Simply put, it is a case of something being always better than nothing. Those who have got hold of a laptop will naturally find no reason to argue against the scheme, and those who haven’t will prefer to be philosophical about it. To neutral eyes, however, the question is simple: will the laptops improve the quality of education in the province? OK, let’s make it even simpler: will the laptops improve the quality of education of those who have received one?

The question can be put to both the policymakers and the recipients with equal relevance. Any data about the manner and pattern of computer and internet usage — be they laptops, desktops or any other mode — in the country would struggle to link it to education. It has a lot more to do with social networking and downloading of entertainment-oriented stuff than mere academics.

Ask any parent and you would get to hear more or less the same complaint: the internet is a distraction more often than not. Parents actually have to discipline their children about internet usage, especially when they want the kids to be focussing in their education, like, say, close to exam days.

This, naturally and most obviously, is not meant to be a criticism of the laptops or the internet, or even of the government scheme. Honestly, there can’t be. What is under debate is basically the portrayal of the scheme as a step to improve the quality of education.

The pattern of usage, mind you, is not specific to Pakistan. It is the same across the globe and there have been complaints on this count everywhere. The era of information technology has put so much focus on ‘information’ that ‘knowledge’ has been — and is being — pushed down the path to redundancy. People are ‘informed’, but not necessarily ‘knowledgeable’. The ability to put bits of scattered information into some kind of context and draw certain conclusions is not something that carries much value these days. And that has led many to complain that the modern students are merely clicking, not thinking.
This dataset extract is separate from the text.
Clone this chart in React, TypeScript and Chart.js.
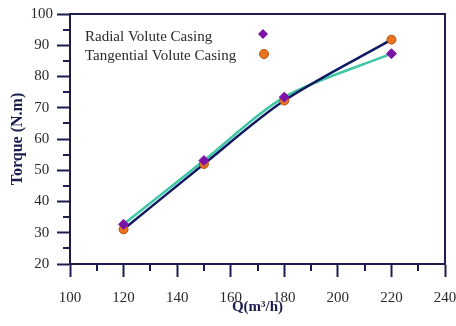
import React, { useEffect, useRef } from 'react';
import { Chart, registerables } from 'chart.js';

Chart.register(...registerables);

const flowRates = [120, 150, 180, 220];
const radialTorque = [32.7, 53.1, 73.4, 87.3];
const tangentialTorque = [31.1, 52.0, 72.3, 91.8];
const xMinorTicks = [110, 130, 150, 170, 190, 210, 230];
const yMinorTicks = [25, 35, 45, 55, 65, 75, 85, 95];
const seriesLabels = ['Radial Volute Casing', 'Tangential Volute Casing'];

const AXIS = '#1c1c4e';
const LABEL = '#2a2a2a';
const PURPLE = '#7d12a8';
const ORANGE = '#ea7320';
const ORANGE_BORDER = '#b5520d';
const TEAL = '#3fc6a6';
const NAVY = '#101a63';
const SERIF = '"Liberation Serif", "Times New Roman", serif';

const decorPlugin = {
  id: 'decor',
  afterDraw(chart: any) {
    const { ctx, chartArea: a, scales } = chart;
    const x = scales.x;
    const y = scales.y;
    ctx.save();
    ctx.strokeStyle = AXIS;
    ctx.lineWidth = 2;
    ctx.beginPath();
    ctx.moveTo(a.left - 1, a.top);
    ctx.lineTo(a.right, a.top);
    ctx.lineTo(a.right, a.bottom);
    ctx.stroke();
    ctx.beginPath();
    xMinorTicks.forEach((v) => {
      const px = Math.round(x.getPixelForValue(v));
      ctx.moveTo(px, a.bottom);
      ctx.lineTo(px, a.bottom + 7);
    });
    yMinorTicks.forEach((v) => {
      const py = Math.round(y.getPixelForValue(v));
      ctx.moveTo(a.left, py);
      ctx.lineTo(a.left - 7, py);
    });
    ctx.stroke();

    // legend
    ctx.font = '15px ' + SERIF;
    ctx.fillStyle = LABEL;
    ctx.textBaseline = 'middle';
    ctx.textAlign = 'left';
    const lx = a.left + 15;
    const mx = a.left + 193;
    const ly1 = a.top + 23;
    const ly2 = a.top + 42;
    ctx.fillText(seriesLabels[0], lx, ly1);
    ctx.fillText(seriesLabels[1], lx, ly2);
    ctx.fillStyle = PURPLE;
    ctx.beginPath();
    const cx = mx;
    const cy = ly1 - 3;
    const r = 5;
    ctx.moveTo(cx, cy - r);
    ctx.lineTo(cx + r, cy);
    ctx.lineTo(cx, cy + r);
    ctx.lineTo(cx - r, cy);
    ctx.closePath();
    ctx.fill();
    ctx.beginPath();
    ctx.arc(mx + 1, ly2 - 2, 4.5, 0, Math.PI * 2);
    ctx.fillStyle = ORANGE;
    ctx.fill();
    ctx.lineWidth = 1;
    ctx.strokeStyle = ORANGE_BORDER;
    ctx.stroke();
    ctx.restore();
  },
};

export default function App() {
  const ref = useRef<HTMLCanvasElement | null>(null);
  useEffect(() => {
    if (!ref.current) return;
    const toPts = (ys: number[]) => flowRates.map((x, i) => ({ x, y: ys[i] }));
    const chart = new Chart(ref.current, {
      type: 'scatter',
      data: {
        datasets: [
          {
            label: seriesLabels[0] + ' fit',
            data: toPts(radialTorque),
            showLine: true,
            borderColor: TEAL,
            borderWidth: 2.5,
            pointRadius: 0,
            tension: 0.3,
            order: 3,
          } as any,
          {
            label: seriesLabels[1] + ' fit',
            data: toPts(tangentialTorque),
            showLine: true,
            borderColor: NAVY,
            borderWidth: 2.5,
            pointRadius: 0,
            tension: 0.3,
            order: 2,
          } as any,
          {
            label: seriesLabels[1],
            data: toPts(tangentialTorque),
            showLine: false,
            pointStyle: 'circle',
            pointRadius: 4.5,
            backgroundColor: ORANGE,
            borderColor: ORANGE_BORDER,
            borderWidth: 1,
            order: 1,
          },
          {
            label: seriesLabels[0],
            data: toPts(radialTorque),
            showLine: false,
            pointStyle: 'rectRot',
            pointRadius: 5,
            backgroundColor: PURPLE,
            borderColor: PURPLE,
            borderWidth: 1,
            order: 0,
          },
        ],
      },
      options: {
        animation: false,
        responsive: true,
        maintainAspectRatio: false,
        layout: { padding: { top: 14, right: 11, left: 0, bottom: 0 } },
        plugins: { legend: { display: false }, tooltip: { enabled: false } },
        scales: {
          x: {
            type: 'linear',
            min: 100,
            max: 240,
            afterFit: (s: any) => {
              s.height = 62;
              s.paddingLeft = 0;
              s.paddingRight = 0;
            },
            ticks: {
              stepSize: 20,
              color: LABEL,
              padding: 12,
              maxRotation: 0,
              font: { family: SERIF, size: 15 },
            },
            border: { color: AXIS, width: 2 },
            grid: {
              drawOnChartArea: false,
              drawTicks: true,
              tickLength: 13,
              tickWidth: 2,
              tickColor: AXIS,
            },
            title: {
              display: true,
              text: 'Q(m³/h)',
              color: AXIS,
              font: { family: SERIF, size: 15, weight: 'bold' },
              padding: { top: 0, bottom: 10 },
            },
          },
          y: {
            type: 'linear',
            min: 20,
            max: 100,
            afterFit: (s: any) => {
              s.width = 70;
              s.paddingTop = 0;
              s.paddingBottom = 0;
            },
            ticks: {
              stepSize: 10,
              color: LABEL,
              padding: 4,
              crossAlign: 'center',
              font: { family: SERIF, size: 15 },
            },
            border: { color: AXIS, width: 2 },
            grid: {
              drawOnChartArea: false,
              drawTicks: true,
              tickLength: 13,
              tickWidth: 2,
              tickColor: AXIS,
            },
            title: {
              display: true,
              text: 'Torque (N.m)',
              color: AXIS,
              font: { family: SERIF, size: 16, weight: 'bold' },
              padding: { top: 8, bottom: 0 },
            },
          },
        },
      } as any,
      plugins: [decorPlugin],
    });
    return () => chart.destroy();
  }, []);

  return (
    <div style={{ position: 'fixed', left: 0, top: 0, width: 456, height: 326, background: '#fff' }}>
      <canvas ref={ref} />
    </div>
  );
}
The distance between information and knowledge, come to think of it, is roughly the distance between the ‘brain’ and the ‘mind’. From the 1960s onwards, research has thrown up some fascinating stuff. The ‘brain’ absorbs a massive amount of data that the various human senses generate, but consciousness — call it the ‘mind’, if you will — ignores all but a percentage of it. The eye, for instance, takes in a torrent of information at the rate of around a megabyte per second. The mind edits out everything else to be able to focus on something.

Other studies indicate that the ‘brain’ itself helps the ‘mind’ by performing a huge amount of unconscious processing of sensory input before passing them on to the conscious mind. And the process takes half a second. This half a second represents the stage when the ‘brain’ becomes the ‘mind’; from the unconscious through the semi-conscious to, finally, the conscious.
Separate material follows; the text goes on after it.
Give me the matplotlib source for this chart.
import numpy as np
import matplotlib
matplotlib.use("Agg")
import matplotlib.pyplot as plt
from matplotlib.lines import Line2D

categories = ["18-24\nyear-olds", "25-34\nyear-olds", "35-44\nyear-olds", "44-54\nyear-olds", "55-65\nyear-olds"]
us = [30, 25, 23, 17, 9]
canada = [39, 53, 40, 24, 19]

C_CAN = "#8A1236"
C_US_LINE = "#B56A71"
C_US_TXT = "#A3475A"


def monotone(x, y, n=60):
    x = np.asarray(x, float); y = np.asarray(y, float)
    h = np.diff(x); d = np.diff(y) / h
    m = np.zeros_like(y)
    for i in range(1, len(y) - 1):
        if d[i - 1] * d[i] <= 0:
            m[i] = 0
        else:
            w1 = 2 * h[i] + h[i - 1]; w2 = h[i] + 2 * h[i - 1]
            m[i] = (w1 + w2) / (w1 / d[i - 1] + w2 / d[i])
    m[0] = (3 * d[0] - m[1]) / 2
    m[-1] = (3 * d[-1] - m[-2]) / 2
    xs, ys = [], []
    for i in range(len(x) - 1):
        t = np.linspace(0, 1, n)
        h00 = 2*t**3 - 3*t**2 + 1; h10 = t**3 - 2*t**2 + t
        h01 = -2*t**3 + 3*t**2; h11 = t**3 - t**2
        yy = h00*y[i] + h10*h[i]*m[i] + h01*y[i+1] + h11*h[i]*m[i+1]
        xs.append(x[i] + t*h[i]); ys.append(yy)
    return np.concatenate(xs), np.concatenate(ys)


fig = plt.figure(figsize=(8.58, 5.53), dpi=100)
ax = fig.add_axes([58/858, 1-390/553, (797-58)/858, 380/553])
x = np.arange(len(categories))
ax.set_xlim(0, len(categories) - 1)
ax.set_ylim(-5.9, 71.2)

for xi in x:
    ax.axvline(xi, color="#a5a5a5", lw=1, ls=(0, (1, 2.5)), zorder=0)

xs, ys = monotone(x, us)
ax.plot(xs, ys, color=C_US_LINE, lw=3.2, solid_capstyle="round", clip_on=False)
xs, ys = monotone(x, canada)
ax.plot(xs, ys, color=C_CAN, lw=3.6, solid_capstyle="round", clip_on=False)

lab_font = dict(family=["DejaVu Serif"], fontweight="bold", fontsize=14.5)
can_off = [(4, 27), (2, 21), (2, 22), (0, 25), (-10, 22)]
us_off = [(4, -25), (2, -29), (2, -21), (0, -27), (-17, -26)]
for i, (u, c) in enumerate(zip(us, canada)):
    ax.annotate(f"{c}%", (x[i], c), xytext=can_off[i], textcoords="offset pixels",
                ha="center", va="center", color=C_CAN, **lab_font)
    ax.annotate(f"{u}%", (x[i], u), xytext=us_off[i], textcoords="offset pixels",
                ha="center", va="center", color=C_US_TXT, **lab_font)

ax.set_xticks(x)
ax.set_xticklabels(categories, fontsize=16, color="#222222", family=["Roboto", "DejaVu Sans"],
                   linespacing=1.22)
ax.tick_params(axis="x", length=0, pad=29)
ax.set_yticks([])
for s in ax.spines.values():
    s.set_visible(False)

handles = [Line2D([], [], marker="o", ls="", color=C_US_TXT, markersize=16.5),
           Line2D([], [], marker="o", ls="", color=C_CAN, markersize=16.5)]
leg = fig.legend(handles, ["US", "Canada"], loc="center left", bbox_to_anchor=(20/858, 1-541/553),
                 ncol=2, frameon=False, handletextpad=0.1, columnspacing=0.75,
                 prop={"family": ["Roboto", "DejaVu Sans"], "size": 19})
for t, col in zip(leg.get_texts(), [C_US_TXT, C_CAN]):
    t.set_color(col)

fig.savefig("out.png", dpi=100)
Interestingly, science has been able to unravel the brain-mind mystery with the help of Buddhist monks. Gautam Buddha had rationalised more than a couple of millennia ago that introspection has the potential to give insights into the nature of mind, reality and the mystery of consciousness. Some nine centuries after Buddha, Catholic Saint Augustine also identified self-awareness as a key aspect of consciousness. His rather charming statement, “I understand that I understand”, remains an item of history.

Prophet Ibrahim and Prophet Mohammad were practising meditation even before they had any conventional, worldly linkage with any religion. Later, from the Muslim clergy to the Hindu clerics, the practice of meditation became part of the religious ritual. But science, as is its nature, needed evidence to accept something. That evidence has been provided by the monks, who were found by science to be good enough to employ their minds to examine the working of their brains.

Researchers using brain scans have found that after years of intensive meditation, the monks are the only people able to produce on-demand stable mental states that offer the level of consistency needed for reliable insights into the subjective experience of being conscious.

Lest it be mistaken, this is not to promote reclusion and withdrawal from society in pursuit of knowledge per se; just that the ‘brain’ needs some time to itself before it can be used as a ‘mind’. And this is just what computers are making more and more difficult by the day. The laptops, with the added convenience of use even in bed or wherever, are encroaching upon one’s time that much more.

Those who have got one in the name of education were lucky to get hold of something from the government, but only they can decide if they are lucky enough to make proper use of it.